Friday, September 02, 2005

One side can be wrong

Guardian Unlimited | Life | One side can be wrong
...and further to the musings on religious belief below, let's not forget that the Reverend Dubya, currently failing to organise a piss-up in a brewery, is also keen on the teaching of creationism as an alternative to evolution in America's allegedly religion-free schools. Richard Dawkins does a demolition job here, but it's really shooting fish in a barrel.

New Orleans

It's difficult to believe the scenes we are witnessing on TV originate in the richest and most powerful country in the world. I noticed that at the time of declaring a state of emergency, the Louisiana governor advised the people to pray. Since that didn't work, apparently, the anarchy is to be controlled by - what? food-drops? planned evacuation? Nope - by troops armed to the teeth to stop starving people trying to survive. The governor who was so keen on prayer as a solution now says of the troops: "They have M-16s and are locked and loaded. These troops know how to shoot and kill and I expect they will." So that's all right then.
One other thing on the religious response - I saw a woman interviewed after being rescued from the rising water. She had seen neighbours swept away. "I was blessed" she said. Leaving aside the notion of feeling blessed when your home and everything you own has been destroyed, did she stop to think why she had been chosen? Why had God decided to rescue her, but not her poor and doubtless equally God-fearing neighbours? Or even why God had visited this catastrophe on the city at all? This belief that somehow a deity is watching and deciding who to kill and who to save is grotesque. I'm reminded of Gloucester's line in King Lear -"As flies to wanton boys are we to the gods/ They kill us for their sport." Lear's Britain is of course a pagan country - but the New Orleans version of the all-powerful deity seems very similar.

Thursday, September 01, 2005

Bullshit generator > web > web economy bullshit generator
This handy tool should be on the desktop of all in management.
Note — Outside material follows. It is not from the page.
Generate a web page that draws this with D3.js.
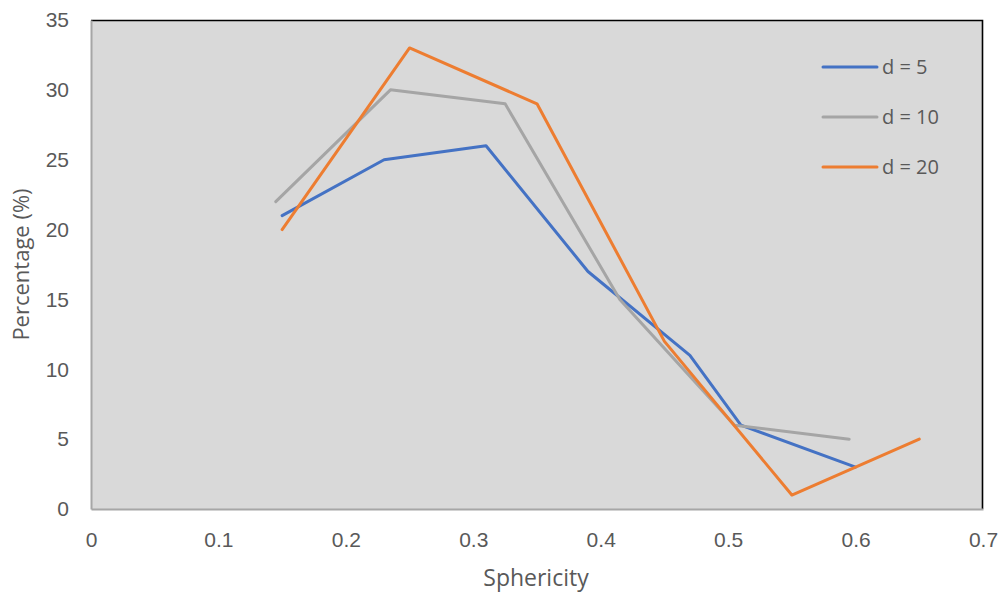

It will provide an instant important sounding but meaningless phrase to chuck into a meeting. Promotion beckons for all who use it, I'm sure...

University of Bums on Seats

University of Bums on Seats - Welcome
My boss sent me a link to this - she thought (rightly) I'd be amused. The trouble is, many of us who work in HE see this kind of thing as only marginally exaggerating current trends. There will come a point when this won't look particularly like parody.

Monday, August 29, 2005

The f word

BBC NEWS | England | Northamptonshire | School gives pupils f-word limit
Another brilliant educational initiative. I wonder where they got 5 as the limit? Is there a sliding scale of punishment? If you use the offending word 15 times in a lesson, do you get twice the detention you would have got if you'd used it only ten times? Will the tally on the board be used to produce a league table at the end of the year? The headteacher says that he is introducing this rule because swearing is already part of the children's (sorry, "young adults'") vocabulary. A bit of a fatal flaw in his thinking, there, I feel. I imagine underage drinking is part of their culture as well - so is he proposing one Carlsberg Special Brew a lesson is OK, but half a bottle of vodka gets you sent to the headmaster's office?
What's wrong with saying, "Look, we all know you swear - as do your teachers on occasion - but a lesson is not an appropriate place for it, and it won't be tolerated."? Schools constantly go on about how they are preparing children (sorry, youngsters) for the world of work - you wonder how their foul-mouthed habits would go down with customers in a shop, or clients in an office.